If Mr. Santorum were elected, these and other writers wonder how much attention he would pay to far more pressing problems faced by our nation, such as debt in the trillions and entitlement programs that will go bankrupt long before I have enough gray hair to qualify for them. Even if he wanted to address those problems, would his political opponents or a controversy-hungry 24/7 media beast ever turn away from a possible President Santorum's "pelvic policy preferences" long enough to focus on that work? Of course they would. You remember how GOP leaders and news media all agreed in 1998 to hold off on the Monica Lewinsky matter and let President Clinton run the country.
But aside from the practical issues, the problem with this kind of idea is that society-shaping isn't the president's job. It's not any elected official's job, for that matter, although New York City mayor Michael Bloomberg seems to have a hard time remembering that in the middle of banning salt and fat use and driving restaurants out of business.
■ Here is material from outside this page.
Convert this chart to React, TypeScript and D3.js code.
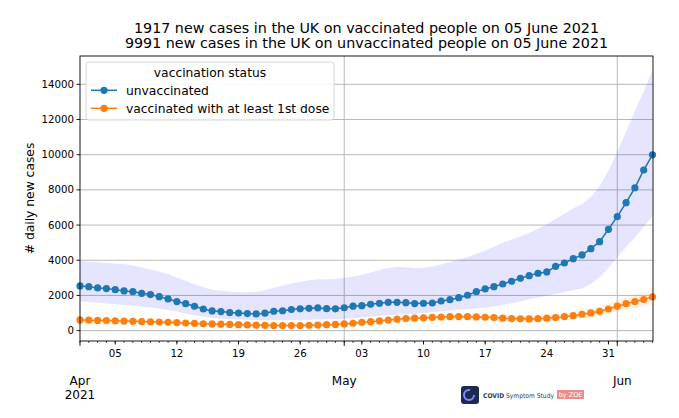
import * as d3 from "d3";
import { useEffect } from "react";

const startDate = new Date(Date.UTC(2021, 3, 1));

const unvaccinated = [
  2540, 2500, 2425, 2390, 2330, 2255, 2215, 2120, 2050, 1930, 1800, 1650, 1530, 1385,
  1230, 1120, 1080, 1025, 1000, 970, 950, 990, 1100, 1130, 1200, 1240, 1270, 1290,
  1250, 1240, 1300, 1390, 1420, 1500, 1555, 1610, 1610, 1590, 1535, 1555, 1570, 1685,
  1760, 1870, 2010, 2215, 2370, 2500, 2650, 2805, 2975, 3125, 3260, 3335, 3655, 3845,
  4090, 4300, 4660, 5055, 5760, 6475, 7270, 8120, 9130, 9991,
];
const unvaccinatedHi = [
  3975, 3920, 3880, 3850, 3820, 3780, 3700, 3600, 3480, 3360, 3220, 3020, 2820, 2640,
  2460, 2330, 2260, 2220, 2190, 2180, 2200, 2300, 2440, 2560, 2680, 2780, 2870, 2920,
  2920, 2940, 3000, 3080, 3170, 3300, 3440, 3560, 3630, 3600, 3560, 3580, 3640, 3760,
  3900, 4050, 4180, 4350, 4550, 4770, 4990, 5180, 5350, 5550, 5800, 6050, 6350, 6650,
  6950, 7200, 7600, 8200, 9100, 10150, 11300, 12500, 13600, 14800,
];
const unvaccinatedLo = [
  1650, 1620, 1580, 1540, 1500, 1460, 1420, 1370, 1310, 1250, 1170, 1080, 980, 880,
  790, 720, 680, 650, 630, 620, 610, 600, 590, 590, 600, 610, 620, 630,
  640, 650, 670, 700, 740, 790, 840, 880, 900, 920, 950, 1000, 1050, 1100,
  1150, 1180, 1220, 1270, 1320, 1370, 1460, 1560, 1660, 1780, 1880, 1980, 2080, 2180,
  2290, 2400, 2650, 3050, 3550, 4150, 4750, 5300, 5900, 6500,
];
const vaccinated = [
  610, 595, 580, 575, 560, 540, 530, 515, 500, 490, 470, 455, 430, 410,
  390, 380, 365, 350, 340, 325, 310, 300, 290, 285, 285, 290, 305, 320,
  340, 350, 380, 420, 470, 510, 550, 600, 650, 690, 710, 720, 750, 775,
  790, 800, 795, 780, 760, 740, 705, 685, 670, 665, 680, 705, 740, 795,
  850, 930, 1005, 1100, 1230, 1390, 1530, 1650, 1770, 1917,
];
const vaccinatedHi = [
  680, 665, 650, 640, 625, 605, 595, 580, 565, 555, 535, 520, 495, 475,
  455, 445, 430, 415, 405, 390, 375, 365, 355, 350, 350, 355, 370, 390,
  410, 425, 455, 500, 550, 595, 640, 690, 745, 790, 815, 830, 860, 890,
  910, 925, 925, 915, 900, 885, 855, 840, 830, 835, 860, 900, 950, 1020,
  1090, 1190, 1280, 1400, 1550, 1730, 1900, 2050, 2200, 2400,
];
const vaccinatedLo = [
  545, 530, 515, 510, 495, 475, 465, 450, 435, 425, 405, 390, 365, 345,
  325, 315, 300, 285, 275, 260, 245, 235, 225, 220, 220, 225, 240, 255,
  275, 280, 310, 345, 390, 430, 465, 510, 560, 595, 610, 615, 640, 660,
  675, 680, 670, 650, 625, 600, 560, 540, 520, 505, 515, 530, 555, 600,
  640, 700, 760, 830, 940, 1070, 1180, 1280, 1370, 1480,
];

const yTicks = [0, 2000, 4000, 6000, 8000, 10000, 12000, 14000];
const monthLabels = [
  { date: "2021-04-01", lines: ["Apr", "2021"] },
  { date: "2021-05-01", lines: ["May"] },
  { date: "2021-06-01", lines: ["Jun"] },
];
const titleLines = [
  "1917 new cases in the UK on vaccinated people on 05 June 2021",
  "9991 new cases in the UK on unvaccinated people on 05 June 2021",
];
const legendTitle = "vaccination status";
const seriesNames = ["unvaccinated", "vaccinated with at least 1st dose"];

const BLUE = "#1f77b4";
const ORANGE = "#ff7f0e";
const FONT = "DejaVu Sans, sans-serif";

const dates = unvaccinated.map((_, i) => d3.utcDay.offset(startDate, i));

export default function App() {
  useEffect(() => {
    document.body.style.margin = "0";
  }, []);

  const left = 80;
  const right = 653;
  const top = 56;
  const bottom = 341;

  const x = d3
    .scaleUtc()
    .domain([startDate, dates[dates.length - 1]])
    .range([left, 652.5]);
  const y = d3.scaleLinear().domain([-590, 15610]).range([bottom, top]);

  const line = d3
    .line<number>()
    .x((_, i) => x(dates[i]))
    .y((d) => y(d));
  const band = (lo: number[], hi: number[]) =>
    d3
      .area<number>()
      .x((_, i) => x(dates[i]))
      .y0((_, i) => y(lo[i]))
      .y1((d) => y(d))(hi) ?? "";

  const days = d3.utcDay.range(startDate, d3.utcDay.offset(dates[dates.length - 1], 1));
  const weeks = d3.utcMonday.range(startDate, d3.utcDay.offset(dates[dates.length - 1], 1));
  const months = monthLabels.map((m) => new Date(m.date + "T00:00:00Z"));
  const fmtDay = d3.utcFormat("%d");

  return (
    <svg
      width={679}
      height={418}
      style={{ position: "absolute", left: 0, top: 0, background: "#fff" }}
      fontFamily={FONT}
    >
      {/* title */}
      {titleLines.map((t, i) => (
        <text key={t} x={366.5} y={33 + i * 15} textAnchor="middle" fontSize={14.3} fill="#000">
          {t}
        </text>
      ))}

      {/* grid */}
      {yTicks.map((t) => (
        <line key={t} x1={left} x2={right} y1={y(t)} y2={y(t)} stroke="#b8b8b8" strokeWidth={1} />
      ))}
      {months.slice(1).map((m) => (
        <line key={+m} x1={x(m)} x2={x(m)} y1={top} y2={bottom} stroke="#b8b8b8" strokeWidth={1} />
      ))}

      {/* bands */}
      <path d={band(unvaccinatedLo, unvaccinatedHi)} fill="#0000ff" fillOpacity={0.1} />
      <path d={band(vaccinatedLo, vaccinatedHi)} fill={ORANGE} fillOpacity={0.1} />

      {/* series */}
      <path d={line(vaccinated) ?? ""} fill="none" stroke={ORANGE} strokeWidth={1.5} />
      {vaccinated.map((v, i) => (
        <circle key={"o" + i} cx={x(dates[i])} cy={y(v)} r={3.6} fill={ORANGE} />
      ))}
      <path d={line(unvaccinated) ?? ""} fill="none" stroke={BLUE} strokeWidth={1.5} />
      {unvaccinated.map((v, i) => (
        <circle key={"b" + i} cx={x(dates[i])} cy={y(v)} r={3.6} fill={BLUE} />
      ))}

      {/* spines */}
      <rect x={left} y={top} width={right - left} height={bottom - top} fill="none" stroke="#000" strokeWidth={0.9} />

      {/* y ticks */}
      {yTicks.map((t) => (
        <g key={t}>
          <line x1={left - 3.5} x2={left} y1={y(t)} y2={y(t)} stroke="#000" strokeWidth={0.9} />
          <text x={left - 6} y={y(t)} dy="0.35em" textAnchor="end" fontSize={10.2}>
            {t}
          </text>
        </g>
      ))}
      <text
        transform={`translate(34,${(top + bottom) / 2}) rotate(-90)`}
        textAnchor="middle"
        fontSize={12.3}
      >
        # daily new cases
      </text>

      {/* x ticks */}
      {days.map((d) => (
        <line key={+d} x1={x(d)} x2={x(d)} y1={bottom} y2={bottom + 2} stroke="#000" strokeWidth={0.7} />
      ))}
      {weeks.map((d) => (
        <g key={"w" + +d}>
          <line x1={x(d)} x2={x(d)} y1={bottom} y2={bottom + 3.5} stroke="#000" strokeWidth={0.9} />
          <text x={x(d)} y={bottom + 15.5} textAnchor="middle" fontSize={10.2}>
            {fmtDay(d)}
          </text>
        </g>
      ))}
      {monthLabels.map((m, i) => (
        <g key={m.date}>
          <line x1={x(months[i])} x2={x(months[i])} y1={bottom} y2={bottom + 5} stroke="#000" strokeWidth={0.9} />
          {m.lines.map((s, j) => (
            <text key={s} x={x(months[i]) + (i === 2 ? 5 : 0)} y={384.5 + j * 14.5} textAnchor="middle" fontSize={12}>
              {s}
            </text>
          ))}
        </g>
      ))}

      {/* legend */}
      <rect x={86} y={62} width={248} height={58} rx={3} fill="#fff" fillOpacity={0.85} stroke="#d6d6d6" />
      <text x={210} y={76.5} textAnchor="middle" fontSize={12.3}>
        {legendTitle}
      </text>
      {seriesNames.map((name, i) => {
        const cy = 90.3 + i * 18;
        const c = i === 0 ? BLUE : ORANGE;
        return (
          <g key={name}>
            <line x1={91} x2={117} y1={cy} y2={cy} stroke={c} strokeWidth={1.5} />
            <circle cx={104} cy={cy} r={3.6} fill={c} />
            <text x={126} y={cy} dy="0.35em" fontSize={12.3}>
              {name}
            </text>
          </g>
        );
      })}

      {/* logo */}
      <g>
        <rect x={461} y={386} width={18} height={18} rx={3} fill="#1b2a4e" />
        <circle cx={469} cy={395} r={5} fill="none" stroke="#7f8cff" strokeWidth={2} strokeDasharray="24 8" />
        <text x={483} y={397.5} fontSize={6.5} fill="#2a3a5e" textLength={71} lengthAdjust="spacingAndGlyphs">
          <tspan fontWeight="bold">COVID</tspan> Symptom Study
        </text>
        <rect x={557} y={390} width={27} height={9} fill="#f08a8a" />
        <text x={570.5} y={397.3} textAnchor="middle" fontSize={6.5} fill="#fff">
          by ZOE
        </text>
      </g>
    </svg>
  );
}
Society-shaping is not the government's job at all.
Aside from his linkage of the problem to contraception, I probably agree more than disagree with Mr. Santorum about the negative effects of libertinism on our society. It's promoted men who beget children rather than father them, poverty among single women forced to figure out how to both care for children and get a job and Hugh Hefner's delusion that he's anything other than a creepy old man. I agree our society needs to think about how its sexual mores affect people in ways it has left heretofore unconsidered. But initiating such a conversation ain't the Prez's gig.
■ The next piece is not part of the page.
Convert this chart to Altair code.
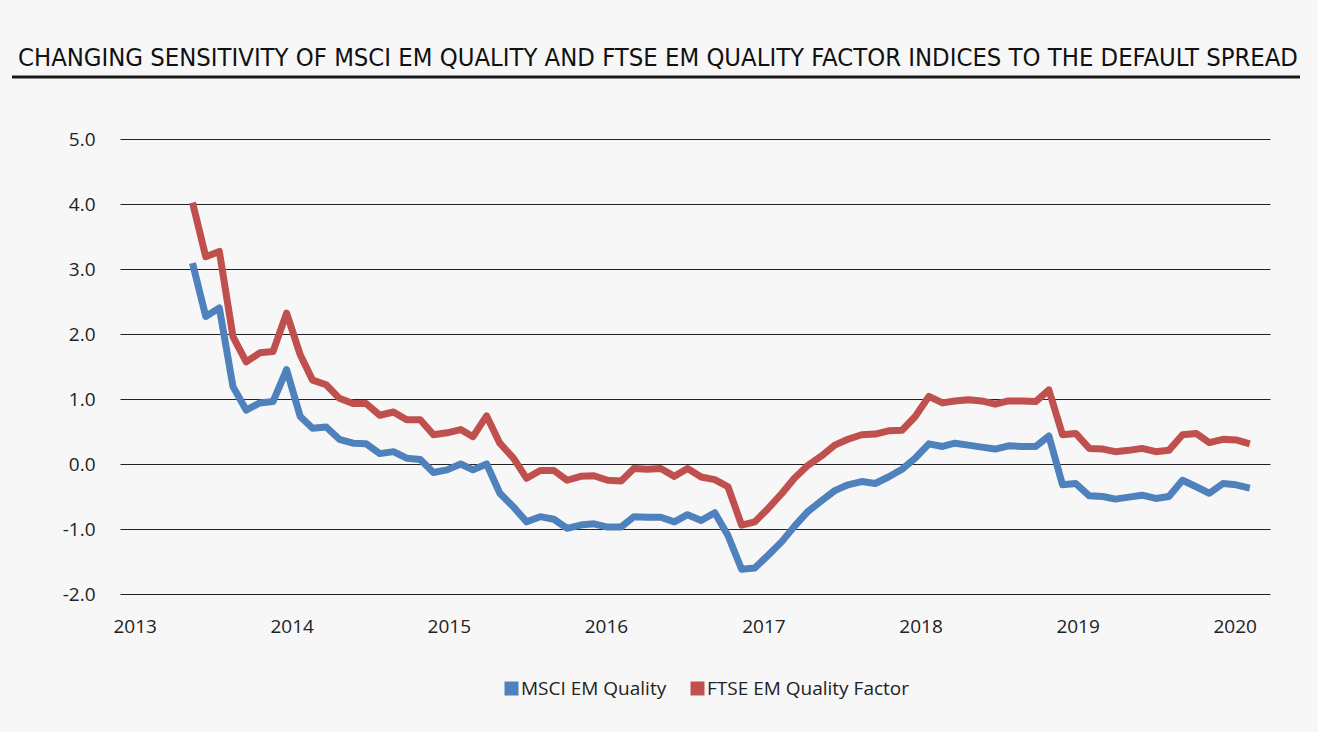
import altair as alt
import pandas as pd

# Monthly observations, June 2013 .. January 2020 (80 points)
msci_em_quality = [
    3.09, 2.27, 2.40, 1.19, 0.83, 0.94, 0.96, 1.45, 0.73, 0.55,
    0.57, 0.38, 0.32, 0.31, 0.16, 0.19, 0.09, 0.07, -0.13, -0.09,
    0.00, -0.09, 0.00, -0.45, -0.66, -0.89, -0.81, -0.85, -0.99, -0.94,
    -0.92, -0.97, -0.97, -0.81, -0.82, -0.82, -0.89, -0.78, -0.87, -0.75,
    -1.10, -1.62, -1.60, -1.40, -1.19, -0.96, -0.73, -0.57, -0.41, -0.32,
    -0.27, -0.30, -0.20, -0.08, 0.09, 0.31, 0.27, 0.32, 0.29, 0.26,
    0.23, 0.28, 0.27, 0.27, 0.43, -0.32, -0.30, -0.49, -0.50, -0.54,
    -0.51, -0.48, -0.53, -0.50, -0.25, -0.35, -0.45, -0.30, -0.32, -0.37,
]
ftse_em_quality_factor = [
    4.02, 3.19, 3.27, 1.96, 1.57, 1.71, 1.73, 2.32, 1.68, 1.29,
    1.22, 1.01, 0.93, 0.93, 0.75, 0.80, 0.68, 0.68, 0.45, 0.48,
    0.53, 0.42, 0.74, 0.32, 0.09, -0.22, -0.10, -0.10, -0.25, -0.19,
    -0.18, -0.25, -0.26, -0.07, -0.08, -0.07, -0.19, -0.07, -0.20, -0.24,
    -0.35, -0.94, -0.89, -0.68, -0.45, -0.22, -0.02, 0.12, 0.29, 0.38,
    0.45, 0.46, 0.51, 0.52, 0.73, 1.04, 0.94, 0.97, 0.99, 0.97,
    0.92, 0.97, 0.97, 0.96, 1.14, 0.45, 0.47, 0.24, 0.23, 0.19,
    0.21, 0.24, 0.19, 0.21, 0.45, 0.47, 0.33, 0.38, 0.37, 0.31,
]
dates = [f"{2013 + (5 + i) // 12}-{(5 + i) % 12 + 1:02d}-15" for i in range(len(msci_em_quality))]
series_names = ["MSCI EM Quality", "FTSE EM Quality Factor"]
series_colors = ["#4f81bd", "#c0504d"]
y_ticks = [-2, -1, 0, 1, 2, 3, 4, 5]
year_labels = ["2013", "2014", "2015", "2016", "2017", "2018", "2019", "2020"]

df = pd.concat([
    pd.DataFrame({"date": dates, "value": msci_em_quality, "series": series_names[0]}),
    pd.DataFrame({"date": dates, "value": ftse_em_quality_factor, "series": series_names[1]}),
])
years_df = pd.DataFrame({"year": [f"{y}-01-01" for y in year_labels]})

title_text = ("CHANGING SENSITIVITY OF MSCI EM QUALITY AND FTSE EM QUALITY FACTOR "
              "INDICES TO THE DEFAULT SPREAD")

lines = alt.Chart(df).mark_line(strokeWidth=7, strokeJoin="round").encode(
    x=alt.X("date:T",
            scale=alt.Scale(domain=["2013-01-01", "2020-03-01"]),
            axis=None),
    y=alt.Y("value:Q",
            scale=alt.Scale(domain=[-2, 5], nice=False),
            axis=alt.Axis(values=y_ticks,
                          labelExpr="(datum.value < 0 ? '-' : '') + format(abs(datum.value), '.1f')",
                          grid=True, gridColor="#222222",
                          gridWidth=1.2, domain=False, ticks=False, labelPadding=25,
                          title=None)),
    color=alt.Color("series:N",
                    scale=alt.Scale(domain=series_names, range=series_colors),
                    sort=series_names,
                    legend=alt.Legend(title=None, orient="none", direction="horizontal",
                                      legendX=382, legendY=540, padding=0,
                                      symbolType="square", symbolSize=25,
                                      symbolStrokeWidth=9, labelFontSize=19,
                                      labelFont="Open Sans", labelColor="#222222",
                                      labelLimit=0, columnPadding=10, labelOffset=0)),
)

year_axis = alt.Chart(years_df).mark_point(opacity=0).encode(
    x=alt.X("year:T",
            scale=alt.Scale(domain=["2012-11-28", "2020-03-23"]),
            axis=alt.Axis(format="%Y", values=[f"{y}-01-01" for y in year_labels],
                          orient="bottom", grid=False, domain=False, ticks=False,
                          labelFlush=False, labelPadding=23, title=None)),
)

underline = alt.Chart(pd.DataFrame({"k": [0]})).mark_rule(
    color="#1a1a1a", strokeWidth=3
).encode(x=alt.value(-108), x2=alt.value(1180), y=alt.value(-62))

chart = alt.layer(lines, year_axis, underline).resolve_scale(x="independent").properties(
    width=1150, height=455,
    autosize=alt.AutoSizeParams(type="none"),
    padding={"left": 120, "top": 139, "right": 48, "bottom": 138},
    background="#f7f7f7",
    title=alt.TitleParams(title_text, anchor="start", frame="group", dx=-102,
                          offset=4, font="'Liberation Sans Narrow', 'DejaVu Sans Condensed', sans-serif",
                          fontSize=25.4, fontWeight="normal", color="#111111"),
).configure_axis(
    labelFont="Open Sans", labelFontSize=19, labelColor="#222222"
).configure_view(stroke=None)

chart.save("out.html", embed_options={"renderer": "svg", "actions": False})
Technically, I guess, it's mine -- not just as a member of the clergy, but as a member of that society. The job of the president and other elected officials is to run the government and try to spend my money and yours in the least ridiculous way possible (Hint: Boosting tax writeoffs for people who make more than $170,000 a year doesn't qualify). Your job and mine is to try to create a society that respects and values each other and takes care of folks who can't manage to take care of themselves. Conservatives like Mr. Santorum can't legislate the first and liberals can't legislate the second -- at least not very well in either case. The most they can do is supplement those attitudes among people while we as a society try to inculcate them.
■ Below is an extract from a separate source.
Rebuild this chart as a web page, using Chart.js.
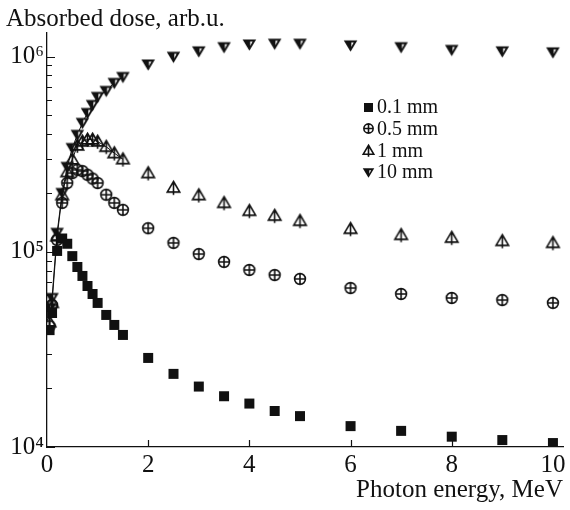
<!DOCTYPE html>
<html>
<head>
<meta charset="utf-8">
<script src="https://cdn.jsdelivr.net/npm/chart.js@4.4.1/dist/chart.umd.min.js"></script>
<style>
  html, body { margin: 0; padding: 0; background: #fff; }
  #wrap { width: 570px; height: 510px; }
</style>
</head>
<body>
<div id="wrap"><canvas id="chart" width="570" height="510"></canvas></div>
<script>
// Photon energy, MeV
const energies = [0.05, 0.1, 0.2, 0.3, 0.4, 0.5, 0.6, 0.7, 0.8, 0.9, 1.0, 1.17, 1.33, 1.5,
                  2, 2.5, 3, 3.5, 4, 4.5, 5, 6, 7, 8, 9, 10];

// Absorbed dose, arb.u. (one array per detector thickness)
const dose01 = [3.97e4, 4.86e4, 1.01e5, 1.17e5, 1.10e5, 9.5e4, 8.36e4, 7.52e4, 6.68e4, 6.08e4,
                5.47e4, 4.75e4, 4.22e4, 3.75e4, 2.86e4, 2.37e4, 2.04e4, 1.82e4, 1.67e4, 1.53e4,
                1.44e4, 1.28e4, 1.21e4, 1.13e4, 1.086e4, 1.048e4];
const dose05 = [4.16e4, 5.34e4, 1.15e5, 1.78e5, 2.25e5, 2.53e5, 2.63e5, 2.59e5, 2.48e5, 2.37e5,
                2.25e5, 1.96e5, 1.78e5, 1.64e5, 1.32e5, 1.11e5, 9.74e4, 8.87e4, 8.07e4, 7.6e4,
                7.26e4, 6.52e4, 6.08e4, 5.80e4, 5.66e4, 5.47e4];
const dose1 = [4.36e4, 5.47e4, 1.2e5, 1.95e5, 2.56e5, 2.97e5, 3.5e5, 3.67e5, 3.76e5, 3.76e5,
               3.67e5, 3.45e5, 3.2e5, 2.98e5, 2.53e5, 2.13e5, 1.95e5, 1.78e5, 1.62e5, 1.53e5,
               1.44e5, 1.31e5, 1.22e5, 1.18e5, 1.136e5, 1.11e5];
const dose10 = [5.15e4, 5.8e4, 1.25e5, 2.0e5, 2.72e5, 3.40e5, 3.97e5, 4.57e5, 5.14e5, 5.65e5,
                6.21e5, 6.67e5, 7.33e5, 7.86e5, 9.11e5, 9.97e5, 1.063e6, 1.117e6, 1.153e6, 1.163e6,
                1.163e6, 1.14e6, 1.117e6, 1.081e6, 1.063e6, 1.051e6];

const seriesLabels = ['0.1 mm', '0.5 mm', '1 mm', '10 mm'];
const xTickStep = 2;
const yLabelPowers = [4, 5, 6];

const INK = '#111';
const FONT = '"Liberation Serif", "DejaVu Serif", serif';
Chart.defaults.font.family = FONT;
Chart.defaults.color = INK;

// Marker glyphs drawn on small canvases, used as pointStyle
function makeMarker(kind, s) {
    const c = document.createElement('canvas');
    c.width = c.height = Math.ceil(s) + 6;
    const g = c.getContext('2d');
    const m = c.width / 2;
    const h = s / 2;
    g.strokeStyle = INK;
    g.fillStyle = INK;
    g.lineWidth = 1.6;
    g.lineJoin = 'miter';
    if (kind === 'square') {
        g.fillRect(m - h, m - h, s, s);
    } else if (kind === 'circlePlus') {
        g.beginPath();
        g.arc(m, m, h - 0.6, 0, Math.PI * 2);
        g.moveTo(m - h + 0.6, m);
        g.lineTo(m + h - 0.6, m);
        g.moveTo(m, m - h + 0.6);
        g.lineTo(m, m + h - 0.6);
        g.stroke();
    } else if (kind === 'triStem') {
        g.beginPath();
        g.moveTo(m, m - h);
        g.lineTo(m + h, m + h * 0.7);
        g.lineTo(m - h, m + h * 0.7);
        g.closePath();
        g.moveTo(m, m - h);
        g.lineTo(m, m + h + 1);
        g.stroke();
    } else if (kind === 'triDown') {
        g.beginPath();
        g.moveTo(m - h - 0.5, m - h * 0.8);
        g.lineTo(m + h + 0.5, m - h * 0.8);
        g.lineTo(m, m + h);
        g.closePath();
        g.fill();
        g.fillStyle = '#fff';
        g.beginPath();
        g.moveTo(m + 0.8, m - h * 0.8 + 2);
        g.lineTo(m + h * 0.5, m - h * 0.8 + 2);
        g.lineTo(m + 0.8, m + h * 0.25);
        g.closePath();
        g.fill();
    }
    return c;
}

const kinds = ['square', 'circlePlus', 'triStem', 'triDown'];
const plotSizes = [10, 12, 12.5, 12.5];
const legendSizes = [9, 10.5, 10.5, 10.5];
const plotMarkers = kinds.map((k, i) => makeMarker(k, plotSizes[i]));
const legendMarkers = kinds.map((k, i) => makeMarker(k, legendSizes[i]));
const allDoses = [dose01, dose05, dose1, dose10];
// thin connecting line through the dense low-energy part
const lineUpTo = [0, 0, 1.5, 1.5];

// Tick marks pointing into the plot
const innerTicks = {
    id: 'innerTicks',
    beforeDatasetsDraw(chart) {
        const { ctx, chartArea, scales: { x, y } } = chart;
        ctx.save();
        ctx.strokeStyle = INK;
        ctx.lineWidth = 1.2;
        ctx.beginPath();
        y.ticks.forEach(t => {
            const v = t.value;
            if (v > y.max) return;
            const p = Math.floor(Math.log10(v) + 1e-9);
            const m = v / Math.pow(10, p);
            if (Math.abs(m - Math.round(m)) > 1e-6) return;
            const len = Math.round(m) === 1 ? 8 : 5;
            const py = Math.round(y.getPixelForValue(v)) + 0.5;
            ctx.moveTo(chartArea.left, py);
            ctx.lineTo(chartArea.left + len, py);
        });
        x.ticks.forEach(t => {
            if (t.value === x.min) return;
            const px = Math.round(x.getPixelForValue(t.value)) + 0.5;
            ctx.moveTo(px, chartArea.bottom);
            ctx.lineTo(px, chartArea.bottom - 7);
        });
        ctx.stroke();
        ctx.restore();
    }
};

// Legend inside the plot and the y-axis caption at the top left
const extras = {
    id: 'extras',
    afterDatasetsDraw(chart) {
        const ctx = chart.ctx;
        ctx.save();
        ctx.fillStyle = INK;
        ctx.textBaseline = 'middle';
        ctx.font = '20px ' + FONT;
        chart.data.datasets.forEach((ds, i) => {
            const cy = 107 + i * 21.7;
            const mk = legendMarkers[i];
            ctx.drawImage(mk, Math.round(368 - mk.width / 2), Math.round(cy - mk.height / 2));
            ctx.fillText(ds.label, 377, cy + 1);
        });
        ctx.font = '25px ' + FONT;
        ctx.textBaseline = 'alphabetic';
        ctx.fillText('Absorbed dose, arb.u.', 6, 26);
        ctx.restore();
    }
};

const supDigits = '⁰¹²³⁴⁵⁶⁷⁸⁹';

new Chart(document.getElementById('chart'), {
    type: 'scatter',
    data: {
        datasets: seriesLabels.map((label, i) => ({
            label: label,
            data: energies.map((e, j) => ({ x: e, y: allDoses[i][j] })),
            pointStyle: plotMarkers[i],
            pointRadius: 6,
            pointHoverRadius: 6,
            showLine: lineUpTo[i] > 0,
            borderColor: INK,
            borderWidth: 1,
            segment: {
                borderColor: ctx => ctx.p1.parsed.x > lineUpTo[i] ? 'rgba(0,0,0,0)' : INK
            }
        }))
    },
    options: {
        responsive: false,
        animation: false,
        devicePixelRatio: 1,
        layout: { padding: { top: 33, left: 0, right: 1, bottom: 0 } },
        plugins: {
            legend: { display: false },
            tooltip: { enabled: false }
        },
        scales: {
            x: {
                type: 'linear',
                min: 0,
                max: 10.2,
                grid: { display: false, drawTicks: false },
                border: { display: true, color: INK, width: 1.3 },
                ticks: {
                    stepSize: xTickStep,
                    includeBounds: false,
                    autoSkip: false,
                    maxRotation: 0,
                    padding: 3,
                    font: { size: 25 },
                    color: INK
                },
                title: {
                    display: true,
                    text: 'Photon energy, MeV',
                    align: 'end',
                    font: { size: 25 },
                    color: INK,
                    padding: { top: 0, bottom: 5 }
                },
                afterFit: s => { s.height = 63; s.paddingLeft = 0; s.paddingRight = 0; }
            },
            y: {
                type: 'logarithmic',
                min: 1e4,
                max: 1.32e6,
                grid: { display: false, drawTicks: false },
                border: { display: true, color: INK, width: 1.3 },
                ticks: {
                    autoSkip: false,
                    padding: 3,
                    font: { size: 25 },
                    color: INK,
                    callback: v => {
                        const p = Math.round(Math.log10(v));
                        if (Math.abs(v - Math.pow(10, p)) > 1e-6 * v) return '';
                        return yLabelPowers.includes(p) ? '10' + supDigits[p] : '';
                    }
                },
                afterFit: s => { s.width = 47; s.paddingTop = 0; s.paddingBottom = 0; }
            }
        }
    },
    plugins: [innerTicks, extras]
});
</script>
</body>
</html>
Am I suggesting that old-fashioned private agencies and groups, like charities, churches and secular helping agencies could do better than a majority of similar programs run by the government? I'm not certain -- in fact, in some cases I think they probably wouldn't -- but I do believe those cases are much fewer than a lot of folks on left and right seem to believe. And that the people who also run things like the post office and the department of motor vehicles should at the very least re-submit their résumés to show why we should entrust them with our health, the safety of our children and caring for the poor, among other things.
Once they manage to figure out a way to stop stealing from our great-grandchildren to fund our own lifestyles and pay back what they've already taken, then maybe I'll believe they're grown-up enough to talk about sex and what kinds of ingredients the cook at my restaurant should be using.